The net result is that the state and local tax deduction primarily benefited wealthier taxpayers in higher-income states. It is not clear how influential the state and local tax deduction is to these taxpayers in motivating their activities or affecting their possible future actions. Some of the proposed state responses to the restriction of the deduction would primarily be targeted at these wealthier taxpayers; other responses would apply more generally.

A charitable contribution

Over half a dozen states, with California leading the way, are looking at an optional charitable contribution to one or more state charities performing a government function and providing a state income tax credit equal to the charitable contribution. A number of states already offer tax credits for a number of charitable funds with the apparent blessing of the Internal Revenue Service.

Still, there are some concerns with the approach. In general, charitable contributions are supposed to come with charitable intent and no personal benefit to get the charitable deduction. If Congress or the IRS perceived this as an abuse, the deductions could be disallowed and might even be disallowed for existing state tax credits for charities. There is also some concern that too much tax money could be directed to certain programs, exceeding their needs and leaving other responsibilities of state government short of funds. Addressing such issues could add a lot of complexity to these proposals.

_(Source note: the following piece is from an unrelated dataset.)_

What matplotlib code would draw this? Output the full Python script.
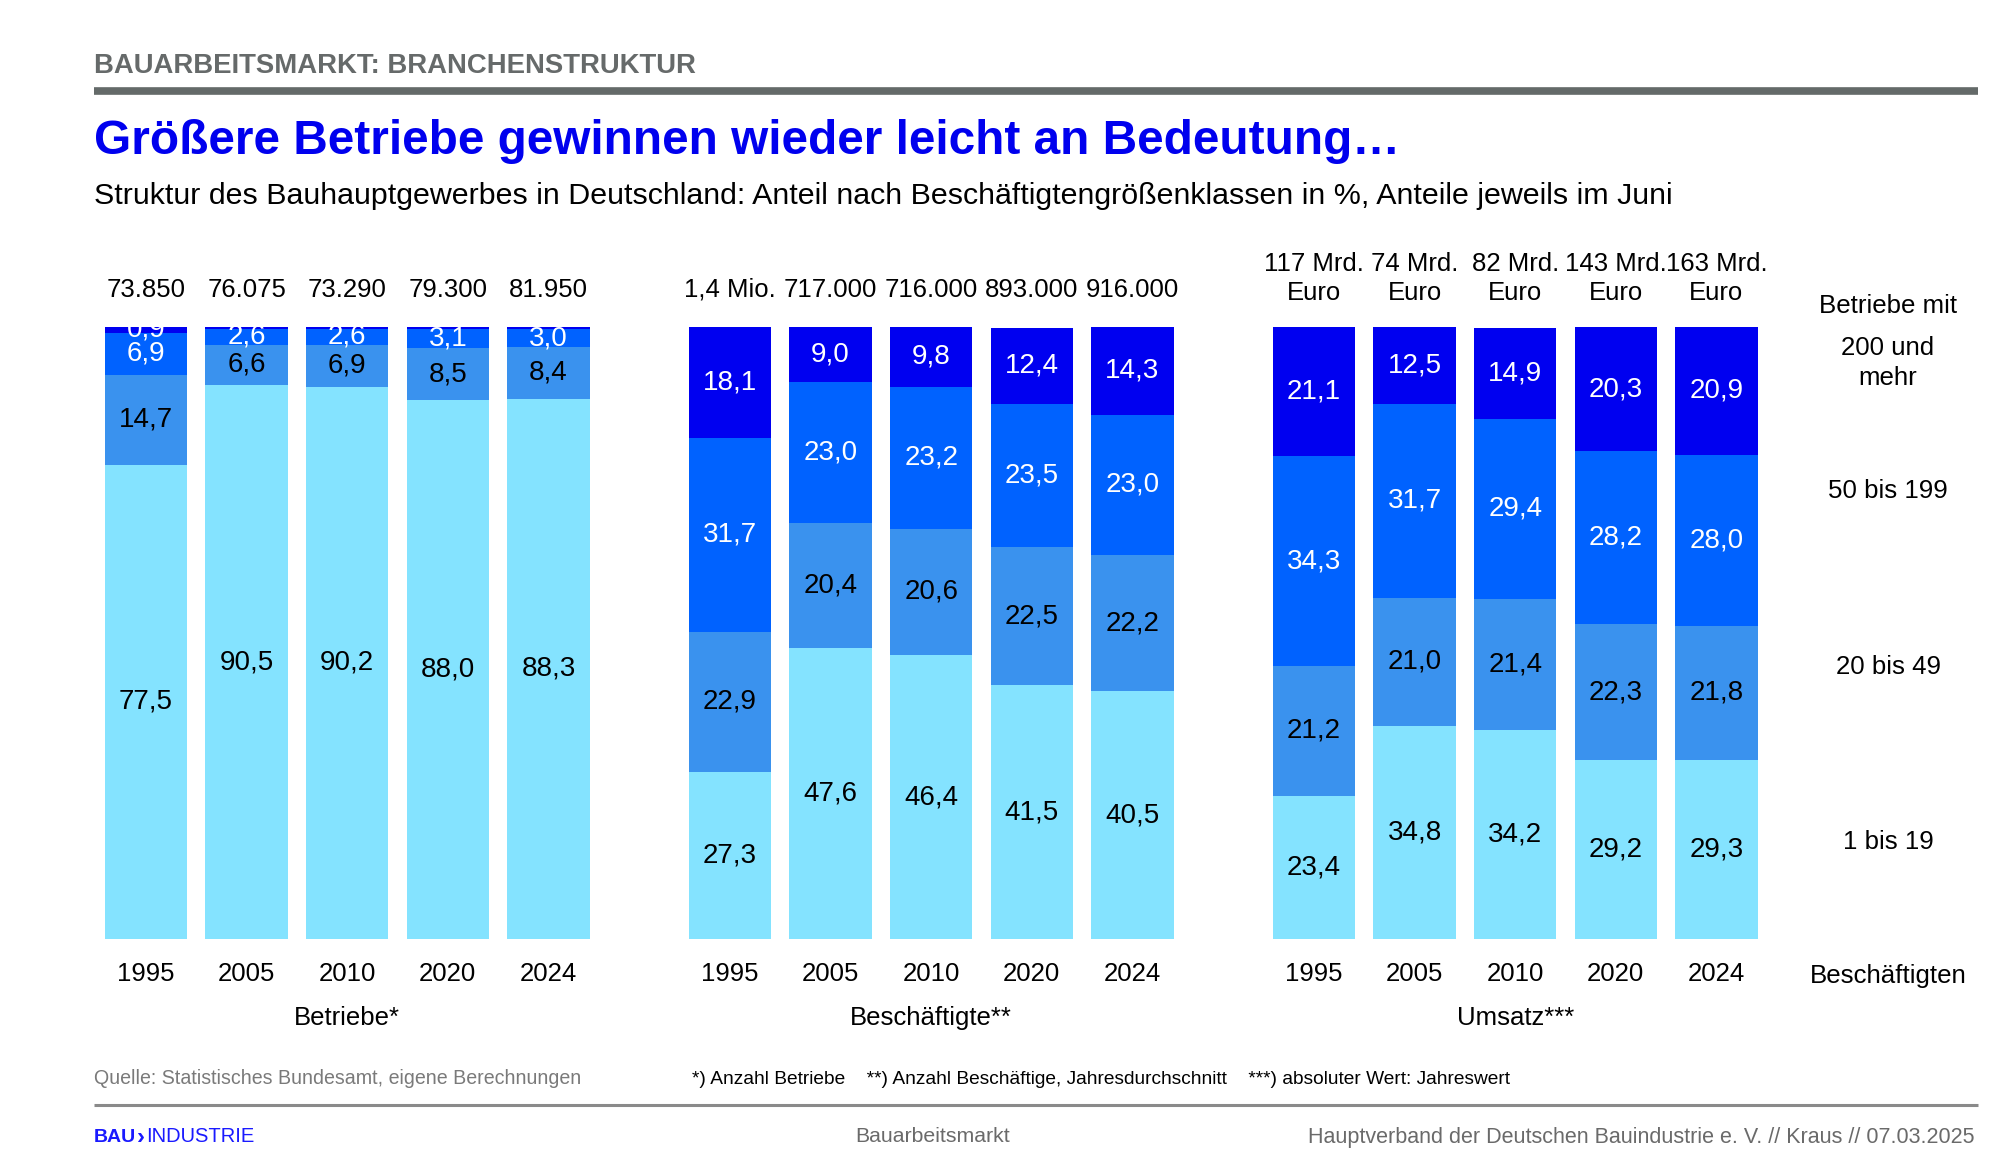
import matplotlib
matplotlib.use("Agg")
import matplotlib.pyplot as plt

plt.rcParams['font.family'] = ['Liberation Sans', 'DejaVu Sans']

# ---------------- data ----------------
years = ["1995", "2005", "2010", "2020", "2024"]
size_classes = ["1 bis 19", "20 bis 49", "50 bis 199", "200 und\nmehr"]

betriebe_1_19 = [77.5, 90.5, 90.2, 88.0, 88.3]
betriebe_20_49 = [14.7, 6.6, 6.9, 8.5, 8.4]
betriebe_50_199 = [6.9, 2.6, 2.6, 3.1, 3.0]
betriebe_200 = [0.9, 0.3, 0.3, 0.4, 0.3]
betriebe_totals = ["73.850", "76.075", "73.290", "79.300", "81.950"]

besch_1_19 = [27.3, 47.6, 46.4, 41.5, 40.5]
besch_20_49 = [22.9, 20.4, 20.6, 22.5, 22.2]
besch_50_199 = [31.7, 23.0, 23.2, 23.5, 23.0]
besch_200 = [18.1, 9.0, 9.8, 12.4, 14.3]
besch_totals = ["1,4 Mio.", "717.000", "716.000", "893.000", "916.000"]

umsatz_1_19 = [23.4, 34.8, 34.2, 29.2, 29.3]
umsatz_20_49 = [21.2, 21.0, 21.4, 22.3, 21.8]
umsatz_50_199 = [34.3, 31.7, 29.4, 28.2, 28.0]
umsatz_200 = [21.1, 12.5, 14.9, 20.3, 20.9]
umsatz_totals = ["117 Mrd.\nEuro", "74 Mrd.\nEuro", "82 Mrd.\nEuro", "143 Mrd.\nEuro", "163 Mrd.\nEuro"]

group_names = ["Betriebe*", "Beschäftigte**", "Umsatz***"]

# ---------------- style ----------------
seg_colors = ["#84e3ff", "#3a92ee", "#0062ff", "#0000f0"]
lab_colors = ["black", "black", "white", "white"]
W, H = 2000, 1159


def fx(x):
    return x / W


def fy(y):
    return 1 - y / H


fig = plt.figure(figsize=(20, 11.59), dpi=100)

groups = [
    ([betriebe_1_19, betriebe_20_49, betriebe_50_199, betriebe_200], betriebe_totals, 30),
    ([besch_1_19, besch_20_49, besch_50_199, besch_200], besch_totals, 30),
    ([umsatz_1_19, umsatz_20_49, umsatz_50_199, umsatz_200], umsatz_totals, 27),
]
ax_lefts = [95.7, 679.7, 1263.7]
ax_w = 503
ax_top, ax_bot = 327, 939

bar_w = 0.82
for g, (series, totals, toff) in enumerate(groups):
    ax = fig.add_axes([fx(ax_lefts[g]), fy(ax_bot), fx(ax_w), (ax_bot - ax_top) / H])
    ax.set_xlim(-0.5, 4.5)
    ax.set_ylim(0, 100)
    ax.axis("off")
    xs = list(range(len(years)))
    bottoms = [0.0] * len(years)
    for k, vals in enumerate(series):
        ax.bar(xs, vals, bottom=bottoms, width=bar_w, color=seg_colors[k], linewidth=0)
        for i, v in enumerate(vals):
            if v >= 0.5:
                ax.text(xs[i], bottoms[i] + v / 2, f"{v:.1f}".replace(".", ","),
                        ha="center", va="center", fontsize=20, color=lab_colors[k],
                        clip_on=True)
        bottoms = [b + v for b, v in zip(bottoms, vals)]
    for i, t in enumerate(totals):
        ax.annotate(t, (xs[i], 100), xytext=(0, toff), textcoords="offset pixels",
                    ha="center", va="baseline", fontsize=18.5, linespacing=1.25,
                    annotation_clip=False)
    for i, y in enumerate(years):
        ax.annotate(y, (xs[i], 0), xytext=(0, -35), textcoords="offset pixels",
                    ha="center", va="center", fontsize=18.5, annotation_clip=False)
    ax.annotate(group_names[g], (2, 0), xytext=(0, -79), textcoords="offset pixels",
                ha="center", va="center", fontsize=18.5, annotation_clip=False)

# ---------------- right legend ----------------
leg_x = 1888
fig.text(fx(leg_x), fy(306), "Betriebe mit", ha="center", va="center", fontsize=18.6)
leg_y = [842, 667, 491, 363]
for lab, yy in zip(size_classes, leg_y):
    fig.text(fx(leg_x), fy(yy), lab, ha="center", va="center", fontsize=18.6, linespacing=1.3)
fig.text(fx(leg_x), fy(976), "Beschäftigten", ha="center", va="center", fontsize=18.6)

# ---------------- header ----------------
fig.text(fx(94), fy(66), "BAUARBEITSMARKT: BRANCHENSTRUKTUR", ha="left", va="center",
         fontsize=19.8, fontweight="bold", color="#666a6a")
fig.add_artist(plt.Line2D([fx(94), fx(1978)], [fy(90.5), fy(90.5)], color="#646a69", lw=5.5,
                          solid_capstyle="butt"))
fig.text(fx(94), fy(142), "Größere Betriebe gewinnen wieder leicht an Bedeutung…", ha="left",
         va="center", fontsize=34.4, fontweight="bold", color="#0000ee")
fig.text(fx(94), fy(196), "Struktur des Bauhauptgewerbes in Deutschland: Anteil nach "
         "Beschäftigtengrößenklassen in %, Anteile jeweils im Juni", ha="left", va="center",
         fontsize=21.9, color="black")

# ---------------- footnotes ----------------
fig.text(fx(94), fy(1079), "Quelle: Statistisches Bundesamt, eigene Berechnungen", ha="left",
         va="center", fontsize=14.1, color="#7a7a7a")
fig.text(fx(692), fy(1079), "*) Anzahl Betriebe    **) Anzahl Beschäftige, Jahresdurchschnitt    "
         "***) absoluter Wert: Jahreswert", ha="left", va="center", fontsize=13.8, color="black")
fig.add_artist(plt.Line2D([fx(94), fx(1978)], [fy(1105), fy(1105)], color="#8a8a8a", lw=2.2,
                          solid_capstyle="butt"))

# footer
t1 = fig.text(fx(94), fy(1137), "BAU", ha="left", va="center", fontsize=14, fontweight="bold",
              color="#1a1aff")
fig.canvas.draw()
bb = t1.get_window_extent()
t2 = fig.text((bb.x1 + 1) / W, fy(1137), "›", ha="left", va="center", fontsize=17,
              fontweight="bold", color="#1a1aff")
fig.canvas.draw()
bb2 = t2.get_window_extent()
fig.text((bb2.x1 + 1) / W, fy(1137), "INDUSTRIE", ha="left", va="center", fontsize=14.5,
         color="#1a1aff")
fig.text(fx(933), fy(1137), "Bauarbeitsmarkt", ha="center", va="center", fontsize=15.3,
         color="#6a6a6a")
fig.text(fx(1974), fy(1137), "Hauptverband der Deutschen Bauindustrie e. V. // Kraus // 07.03.2025",
         ha="right", va="center", fontsize=15.5, color="#6a6a6a")

fig.savefig("out.png", dpi=100)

By replacing a disallowed itemized deduction with an itemized deduction that is still allowed, a charitable contribution deduction would tend to benefit the same people who had benefited from the state and local tax deduction, i.e., wealthier taxpayers. These proposals could therefore be viewed as tax proposals primarily to benefit the wealthy.

A payroll tax deduction

New York is taking the lead in looking at an expanded payroll tax deduction for employers. The concept is that the payroll tax would be tied to compensation adjustments such that employees after tax would be in the same position that they were before. This could be structured to offset the revenue loss to state taxpayers from the loss of the state and local tax deduction but spread the benefit to a larger group of taxpayers.

This proposal appears to come with a number of complexities that might make it difficult to ensure that the employees are left in the same position that they were in before. Commentators have pointed out issues such as the difficulty in adjusting minimum wages or negotiated wages. It is also possible that, due to the loss of anticipated federal revenue, Congress could also step in to try to curtail this deduction.


New York has also joined with several nearby states to challenge the loss of the deduction in court as being a discriminatory act by Congress. While the state and local tax deduction has been a part of the Tax Code from the beginning, its form has varied, with personal property taxes disallowed and, for a time, state sales taxes disallowed as a deduction. With this precedent, most commentators do not seem to be giving the states much chance of success in this effort.

Congressional action

The state and local tax provision of the TCJA is already set to expire after 2025. Republicans in Congress would like to make it permanent, but that appears unlikely to happen before the mid-term elections this fall. If the Democrats take control of the House, they could try to overturn the loss of the deduction, perhaps paid for with an increase in the top individual tax rate.

They might not be successful in that effort at least until after the 2020 elections, but they could at least stop Republican efforts to make the loss of the deduction permanent.


It will be important for tax practitioners to monitor closely state actions taken this year in response to the TCJA. States may take actions that will require corresponding responses from taxpayers during the year to take maximum advantage of those tax changes, with implications for their federal tax liability on their 2018 tax returns. The responses to the state and local tax deduction are just one of the more active and interesting areas of activity for states this year that are worth monitoring.